Richard Price is Ranajit Guha’s first PhD student. He is at the University of Maryland, College Park, USA.

I first encountered Ranajit Guha as a second year undergraduate at the University of Sussex in 1964.  I had always been interested in the history of the British Empire, and when he offered a class on “European Imperialism from 1870” I enrolled.   He became my mentor;  he served as my D.Phil. advisor, even though my topic (British working class attitudes towards imperialism in the late nineteenth century) was far from his main area of interest in Indian History. 
            From the very start Ranajit held a charismatic attraction for me.  Part of this, it must be admitted, lay in the exotic aura that he projected.  He was the first person I had ever encountered who had been part of the struggle for colonial freedom; he had been jailed by the British; and for many years he was active in the Young Communists of India.  More than this dramatic personal history, however, was the scholarly intellect that he modeled.  There were five key qualities that Ranajit Guha the historian embodied that were formative for my own thinking and for the way I try to practice history.  
            The first was how he treated history as something that could be thought about conceptually, as a process, and not as just a narrative progression.  His undergraduate course on  European Imperialism, for example, was not the usual course that began with the age of explorations.  It began instead with the theorists of empire and then went on to study the British, French and German cases within that context.  Ranajit was the first person to teach me that the problems of history could be conceptual, rather than being a problem of events, 
            Second, was the suppleness and rigor of his intellect. Ranajit demonstrated how theoretical conceptualization and rigorous archival investigation were not separate activities, but necessarily intertwined.  His own historical writings have provided elegant examples of that lesson.  A Rule of Property for Bengal is thus both an intellectual history and a study in the history of political economy.  And the rich social history of Elementary Aspects of Peasant Insurgency in Colonial India provides the foundations for a typology of subaltern rebellion.
            Third, there was a spare asceticism to Ranajit’s intellectual being.  I remember how he told me that he had spent one cold English Christmas shut away in his apartment grappling with Ludwig Wittgenstein’s Philosophical Investigations.  I was not surprised.  Ranajit was perhaps the first person I met who privileged the world of the mind over virtually everything else; who demonstrated that being an historian was in itself a full-time profession.
            Fourth, and related to this, was an independence of mind and position that Ranajit projected.  He conveyed the importance of following one’s own star and standing as much apart as was possible from the seductions of professional pressures and fashions.  Ranajit is one of the few people I know whose stature in the world of professional history has been attained entirely on his own terms.  He has followed his own path throughout his life.

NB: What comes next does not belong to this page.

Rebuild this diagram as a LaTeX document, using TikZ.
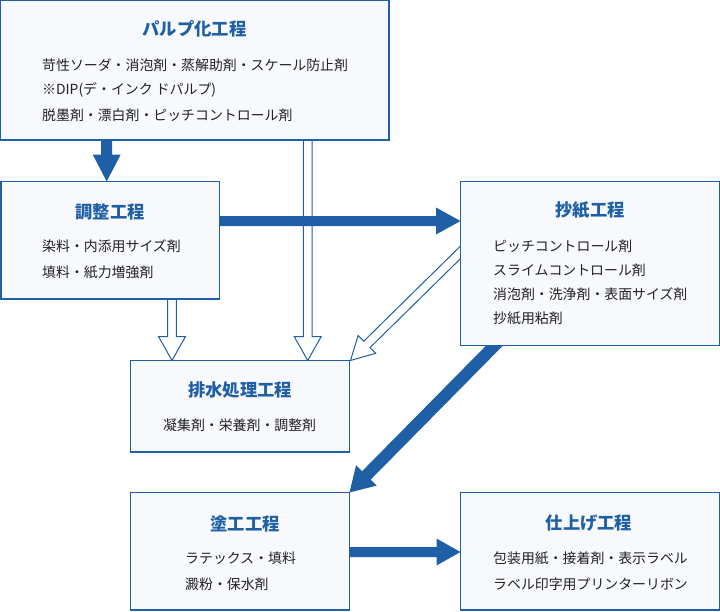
\documentclass[tikz,border=0pt]{standalone}
\usepackage{fontspec}
\setmainfont{Noto Sans CJK JP}
\usetikzlibrary{calc}
\definecolor{mblue}{HTML}{1F5FA6}
\definecolor{boxfill}{HTML}{F7F9FC}
\definecolor{ink}{HTML}{222222}
\pgfdeclarelayer{bg}
\pgfsetlayers{bg,main}
% #1 style, #2 start, #3 tip, #4 shaft half width, #5 head half width, #6 head length
\newcommand\blockarrow[6]{%
  \path[#1] ($(#2)!#4!90:(#3)$)
    -- ($(#3)!#6!(#2)!#4!-90:(#2)$)
    -- ($(#3)!#6!(#2)!#5!-90:(#2)$)
    -- (#3)
    -- ($(#3)!#6!(#2)!#5!90:(#2)$)
    -- ($(#3)!#6!(#2)!#4!90:(#2)$)
    -- ($(#2)!#4!-90:(#3)$) -- cycle;}
\begin{document}
\begin{tikzpicture}[x=1pt,y=-1pt,
  box/.style={draw=mblue, line width=1.3pt, fill=boxfill, anchor=north west, inner sep=0pt, outer sep=0pt},
  ttl/.style={font=\fontsize{17.3}{20}\selectfont\bfseries, text=mblue, inner sep=0pt},
  txt/.style={font=\fontsize{13.9}{16}\selectfont, text=ink, anchor=west, inner sep=0pt},
  solidarrow/.style={fill=mblue},
  hollowarrow/.style={draw=mblue, line width=1pt, fill=white, line join=miter}]
\useasboundingbox (0,0) rectangle (720,611);
% boxes
\node[box, minimum width=388.3pt, minimum height=139.3pt] (pulp) at (0.7,0.7) {};
\node[box, minimum width=218.3pt, minimum height=117.5pt] (adj) at (1,181.5) {};
\node[box, minimum width=258.8pt, minimum height=164pt] (paper) at (460.5,181.5) {};
\node[box, minimum width=219pt, minimum height=91.5pt] (waste) at (130.5,360.5) {};
\node[box, minimum width=219pt, minimum height=117.5pt] (coat) at (130.5,492.5) {};
\node[box, minimum width=258.8pt, minimum height=117.5pt] (finish) at (460.5,492.5) {};
% connector end points
\coordinate (a1s) at ($(pulp.south west)+(106,-10)$);
\coordinate (a1e) at (a1s |- adj.north);
\coordinate (a2s) at ($(pulp.south west)+(307,-10)$);
\coordinate (a2e) at (a2s |- waste.north);
\coordinate (a3s) at ($(adj.south west)+(171,-10)$);
\coordinate (a3e) at (a3s |- waste.north);
\coordinate (a4s) at ($(adj.north east)+(-10,39.5)$);
\coordinate (a4e) at (a4s -| paper.west);
\coordinate (a5s) at (471,242);
\coordinate (a5e) at ($(waste.north east)+(1,0)$);
\coordinate (a6s) at (505,335);
\coordinate (a6e) at (coat.north east);
\coordinate (a7s) at ($(coat.north east)+(-10,59.5)$);
\coordinate (a7e) at (a7s -| finish.west);
\begin{pgfonlayer}{bg}
\blockarrow{solidarrow}{a1s}{a1e}{5.5pt}{14pt}{27pt}
\blockarrow{hollowarrow}{a2s}{a2e}{4.4pt}{13.5pt}{24pt}
\blockarrow{hollowarrow}{a3s}{a3e}{4.4pt}{13.5pt}{24pt}
\blockarrow{solidarrow}{a4s}{a4e}{5pt}{13.5pt}{24.5pt}
\blockarrow{hollowarrow}{a5s}{a5e}{4.5pt}{12.5pt}{23pt}
\blockarrow{solidarrow}{a6s}{a6e}{6pt}{14.5pt}{24pt}
\blockarrow{solidarrow}{a7s}{a7e}{5pt}{13.5pt}{24pt}
\end{pgfonlayer}
% texts
\node[ttl] (pulpT) at (194.5,29) {パルプ化工程};
\node[txt] (pulp1) at (42,65) {苛性ソーダ・消泡剤・蒸解助剤・スケール防止剤};
\node[txt] (pulp2) at (42,90) {※DIP(デ・インク ドパルプ)};
\node[txt] (pulp3) at (42,115) {脱墨剤・漂白剤・ピッチコントロール剤};
\node[ttl] (adjT) at (110,211.5) {調整工程};
\node[txt] (adj1) at (42,246.5) {染料・内添用サイズ剤};
\node[txt] (adj2) at (42,272) {填料・紙力増強剤};
\node[ttl] (paperT) at (590,210.5) {抄紙工程};
\node[txt] (paper1) at (493,246) {ピッチコントロール剤};
\node[txt] (paper2) at (493,270) {スライムコントロール剤};
\node[txt] (paper3) at (493,294) {消泡剤・洗浄剤・表面サイズ剤};
\node[txt] (paper4) at (493,318.5) {抄紙用粘剤};
\node[ttl] (wasteT) at (240,389.5) {排水処理工程};
\node[txt] (waste1) at (163,425) {凝集剤・栄養剤・調整剤};
\node[ttl] (coatT) at (245,523.5) {塗工工程};
\node[txt] (coat1) at (185,558.5) {ラテックス・填料};
\node[txt] (coat2) at (185,584) {澱粉・保水剤};
\node[ttl] (finishT) at (589,523.5) {仕上げ工程};
\node[txt] (finish1) at (493,558.5) {包装用紙・接着剤・表示ラベル};
\node[txt] (finish2) at (493,584) {ラベル印字用プリンターリボン};
\end{tikzpicture}
\end{document}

            And finally the single most lasting lesson I took from Ranajit was both small and large.  It was the importance of clarity and precision in writing.  The first essay I submitted to him was returned covered with red ink corrections of grammar, syntax and style.  I had never experienced such criticism before, and it was a salutary lesson in the significance of writing for thinking.    Until very recently, whenever I picked up a pen the memory of that experience come flooding back.  It was as if Ranajit was there to remind me that the business of writing history was no light or frivolous matter, but was a serious duty and responsibility.